What is required:
Repeat every line exactly, keeping the pictures out of the copy.

Collected data:
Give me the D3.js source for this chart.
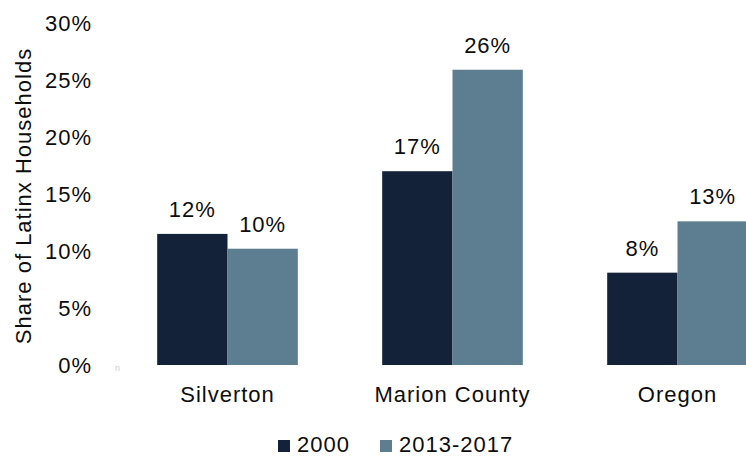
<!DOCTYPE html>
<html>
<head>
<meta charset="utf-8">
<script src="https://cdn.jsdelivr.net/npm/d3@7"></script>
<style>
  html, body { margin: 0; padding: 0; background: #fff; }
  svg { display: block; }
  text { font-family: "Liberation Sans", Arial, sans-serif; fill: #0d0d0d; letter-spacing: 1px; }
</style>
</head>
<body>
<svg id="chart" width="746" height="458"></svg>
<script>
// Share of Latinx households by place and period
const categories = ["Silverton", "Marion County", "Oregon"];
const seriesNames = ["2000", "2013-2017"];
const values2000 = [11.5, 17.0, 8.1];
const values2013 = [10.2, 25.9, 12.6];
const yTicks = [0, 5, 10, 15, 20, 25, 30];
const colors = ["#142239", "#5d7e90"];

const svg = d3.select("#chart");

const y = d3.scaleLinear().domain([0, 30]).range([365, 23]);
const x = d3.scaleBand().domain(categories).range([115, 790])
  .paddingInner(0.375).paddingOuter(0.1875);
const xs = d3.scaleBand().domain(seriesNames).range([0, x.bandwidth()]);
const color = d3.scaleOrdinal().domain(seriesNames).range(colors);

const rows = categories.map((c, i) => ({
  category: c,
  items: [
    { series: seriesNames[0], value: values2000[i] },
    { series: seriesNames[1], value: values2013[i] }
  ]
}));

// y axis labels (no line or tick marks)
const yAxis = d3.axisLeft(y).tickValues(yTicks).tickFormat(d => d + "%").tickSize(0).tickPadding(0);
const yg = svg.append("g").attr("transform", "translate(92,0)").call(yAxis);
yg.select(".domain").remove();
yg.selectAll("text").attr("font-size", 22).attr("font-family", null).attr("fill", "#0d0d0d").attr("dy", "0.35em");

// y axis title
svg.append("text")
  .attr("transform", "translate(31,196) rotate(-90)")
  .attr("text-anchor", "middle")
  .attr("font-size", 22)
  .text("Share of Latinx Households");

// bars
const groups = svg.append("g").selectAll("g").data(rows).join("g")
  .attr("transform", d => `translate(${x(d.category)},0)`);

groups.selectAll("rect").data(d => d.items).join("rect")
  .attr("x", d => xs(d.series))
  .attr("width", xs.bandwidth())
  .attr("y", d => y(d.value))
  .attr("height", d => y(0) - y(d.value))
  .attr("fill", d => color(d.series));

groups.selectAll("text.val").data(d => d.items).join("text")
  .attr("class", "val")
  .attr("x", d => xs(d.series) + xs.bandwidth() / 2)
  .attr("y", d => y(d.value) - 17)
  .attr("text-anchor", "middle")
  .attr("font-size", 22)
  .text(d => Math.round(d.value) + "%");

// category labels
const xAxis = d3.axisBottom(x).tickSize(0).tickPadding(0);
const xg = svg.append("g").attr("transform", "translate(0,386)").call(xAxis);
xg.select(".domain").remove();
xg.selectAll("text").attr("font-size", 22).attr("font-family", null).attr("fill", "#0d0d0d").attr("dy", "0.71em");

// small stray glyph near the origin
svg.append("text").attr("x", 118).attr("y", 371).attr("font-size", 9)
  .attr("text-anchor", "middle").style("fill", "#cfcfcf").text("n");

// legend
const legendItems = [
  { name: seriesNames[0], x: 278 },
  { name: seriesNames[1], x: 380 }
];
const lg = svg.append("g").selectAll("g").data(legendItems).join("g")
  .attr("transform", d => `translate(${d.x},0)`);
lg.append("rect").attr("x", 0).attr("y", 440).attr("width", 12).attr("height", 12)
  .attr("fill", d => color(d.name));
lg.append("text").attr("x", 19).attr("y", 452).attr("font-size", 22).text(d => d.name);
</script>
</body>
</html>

Exercise answer:
Give me the D3.js source for this chart.
<!DOCTYPE html>
<html>
<head>
<meta charset="utf-8">
<script src="https://cdn.jsdelivr.net/npm/d3@7"></script>
<style>
  html, body { margin: 0; padding: 0; background: #fff; }
  svg { display: block; }
  text { font-family: "Liberation Sans", Arial, sans-serif; fill: #0d0d0d; letter-spacing: 1px; }
</style>
</head>
<body>
<svg id="chart" width="746" height="458"></svg>
<script>
// Share of Latinx households by place and period
const categories = ["Silverton", "Marion County", "Oregon"];
const seriesNames = ["2000", "2013-2017"];
const values2000 = [11.5, 17.0, 8.1];
const values2013 = [10.2, 25.9, 12.6];
const yTicks = [0, 5, 10, 15, 20, 25, 30];
const colors = ["#142239", "#5d7e90"];

const svg = d3.select("#chart");

const y = d3.scaleLinear().domain([0, 30]).range([365, 23]);
const x = d3.scaleBand().domain(categories).range([115, 790])
  .paddingInner(0.375).paddingOuter(0.1875);
const xs = d3.scaleBand().domain(seriesNames).range([0, x.bandwidth()]);
const color = d3.scaleOrdinal().domain(seriesNames).range(colors);

const rows = categories.map((c, i) => ({
  category: c,
  items: [
    { series: seriesNames[0], value: values2000[i] },
    { series: seriesNames[1], value: values2013[i] }
  ]
}));

// y axis labels (no line or tick marks)
const yAxis = d3.axisLeft(y).tickValues(yTicks).tickFormat(d => d + "%").tickSize(0).tickPadding(0);
const yg = svg.append("g").attr("transform", "translate(92,0)").call(yAxis);
yg.select(".domain").remove();
yg.selectAll("text").attr("font-size", 22).attr("font-family", null).attr("fill", "#0d0d0d").attr("dy", "0.35em");

// y axis title
svg.append("text")
  .attr("transform", "translate(31,196) rotate(-90)")
  .attr("text-anchor", "middle")
  .attr("font-size", 22)
  .text("Share of Latinx Households");

// bars
const groups = svg.append("g").selectAll("g").data(rows).join("g")
  .attr("transform", d => `translate(${x(d.category)},0)`);

groups.selectAll("rect").data(d => d.items).join("rect")
  .attr("x", d => xs(d.series))
  .attr("width", xs.bandwidth())
  .attr("y", d => y(d.value))
  .attr("height", d => y(0) - y(d.value))
  .attr("fill", d => color(d.series));

groups.selectAll("text.val").data(d => d.items).join("text")
  .attr("class", "val")
  .attr("x", d => xs(d.series) + xs.bandwidth() / 2)
  .attr("y", d => y(d.value) - 17)
  .attr("text-anchor", "middle")
  .attr("font-size", 22)
  .text(d => Math.round(d.value) + "%");

// category labels
const xAxis = d3.axisBottom(x).tickSize(0).tickPadding(0);
const xg = svg.append("g").attr("transform", "translate(0,386)").call(xAxis);
xg.select(".domain").remove();
xg.selectAll("text").attr("font-size", 22).attr("font-family", null).attr("fill", "#0d0d0d").attr("dy", "0.71em");

// small stray glyph near the origin
svg.append("text").attr("x", 118).attr("y", 371).attr("font-size", 9)
  .attr("text-anchor", "middle").style("fill", "#cfcfcf").text("n");

// legend
const legendItems = [
  { name: seriesNames[0], x: 278 },
  { name: seriesNames[1], x: 380 }
];
const lg = svg.append("g").selectAll("g").data(legendItems).join("g")
  .attr("transform", d => `translate(${d.x},0)`);
lg.append("rect").attr("x", 0).attr("y", 440).attr("width", 12).attr("height", 12)
  .attr("fill", d => color(d.name));
lg.append("text").attr("x", 19).attr("y", 452).attr("font-size", 22).text(d => d.name);
</script>
</body>
</html>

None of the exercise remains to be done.